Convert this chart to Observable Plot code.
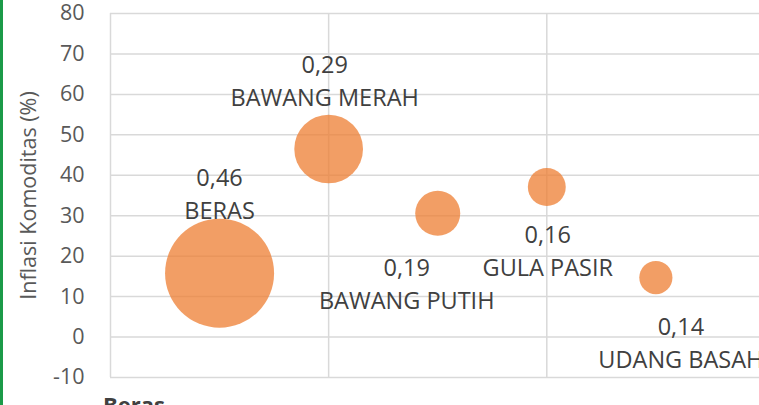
<!DOCTYPE html>
<html>
<head>
<meta charset="utf-8">
<script src="https://cdn.jsdelivr.net/npm/d3@7"></script>
<script src="https://cdn.jsdelivr.net/npm/@observablehq/plot@0.6"></script>
<style>
  html, body { margin: 0; padding: 0; background: #fff; overflow: hidden; }
  body { width: 759px; height: 405px; position: relative; font-family: "Open Sans", sans-serif; }
  #border { position: absolute; left: 0; top: 0; width: 3px; height: 405px; background: #1b9a48; }
  #caption { padding-left: 103px; margin-top: 3px; font-weight: bold; font-size: 22px; line-height: 22px; color: #404040; }
</style>
</head>
<body>
<div id="border"></div>
<div id="chart"></div>
<div id="caption">Beras</div>
<script>
const categories = ["BERAS", "BAWANG MERAH", "BAWANG PUTIH", "GULA PASIR", "UDANG BASAH"];
const xValues = [1, 2, 3, 4, 5];
const inflation = [15.8, 46.5, 30.6, 37.1, 14.7];
const weights = [0.46, 0.29, 0.19, 0.16, 0.14];
const yTicks = [-10, 0, 10, 20, 30, 40, 50, 60, 70, 80];
const xGrid = [0, 2, 4];
const yLabel = "Inflasi Komoditas (%)";

const data = categories.map((c, i) => ({ name: c, x: xValues[i], y: inflation[i], w: weights[i] }));
const fmt = v => v.toFixed(2).replace(".", ",");

// label placement (pixel offsets of value label; name label sits one line below)
const labelOffset = {
  "BERAS": { dx: 0, dy: -95 },
  "BAWANG MERAH": { dx: -4, dy: -84 },
  "BAWANG PUTIH": { dx: -31, dy: 55 },
  "GULA PASIR": { dx: 1, dy: 48 },
  "UDANG BASAH": { dx: 25, dy: 50 }
};
const lineGap = 33;
const labelSize = 23.5;

const labelMarks = data.flatMap(d => {
  const o = labelOffset[d.name];
  return [
    Plot.text([d], { x: "x", y: "y", text: e => fmt(e.w), dx: o.dx, dy: o.dy, fill: "#404040", fontSize: labelSize, lineAnchor: "middle", textAnchor: "middle" }),
    Plot.text([d], { x: "x", y: "y", text: "name", dx: o.dx, dy: o.dy + lineGap, fill: "#404040", fontSize: labelSize, lineAnchor: "middle", textAnchor: "middle" })
  ];
});

const chart = Plot.plot({
  width: 759,
  height: 390,
  marginLeft: 110,
  marginRight: 0,
  marginTop: 13,
  marginBottom: 13,
  style: { fontFamily: "Open Sans, sans-serif", background: "transparent", overflow: "visible" },
  x: { domain: [0, 5.95], axis: null },
  y: { domain: [-10, 80] },
  r: { type: "linear", domain: [0, 0.46], range: [0, 54.5] },
  marks: [
    Plot.gridY(yTicks, { stroke: "#d9d9d9", strokeOpacity: 1, strokeWidth: 1.5 }),
    Plot.gridX(xGrid, { stroke: "#d9d9d9", strokeOpacity: 1, strokeWidth: 1.5 }),
    Plot.axisY(yTicks, { tickSize: 0, tickPadding: 26, fontSize: 21.5, color: "#595959", tickFormat: d => String(d), label: yLabel, labelAnchor: "center", labelArrow: "none", labelOffset: 90 }),
    Plot.dot(data, { x: "x", y: "y", r: "w", fill: "#ED7D31", fillOpacity: 0.75, stroke: "none" }),
    ...labelMarks
  ]
});
document.getElementById("chart").appendChild(chart);
</script>
</body>
</html>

···

Short problem
Gather up every line from the listing above in which the word "chart" occurs.

Exercise answer
Convert this chart to Observable Plot code.
<div id="chart"></div>
const chart = Plot.plot({
document.getElementById("chart").appendChild(chart);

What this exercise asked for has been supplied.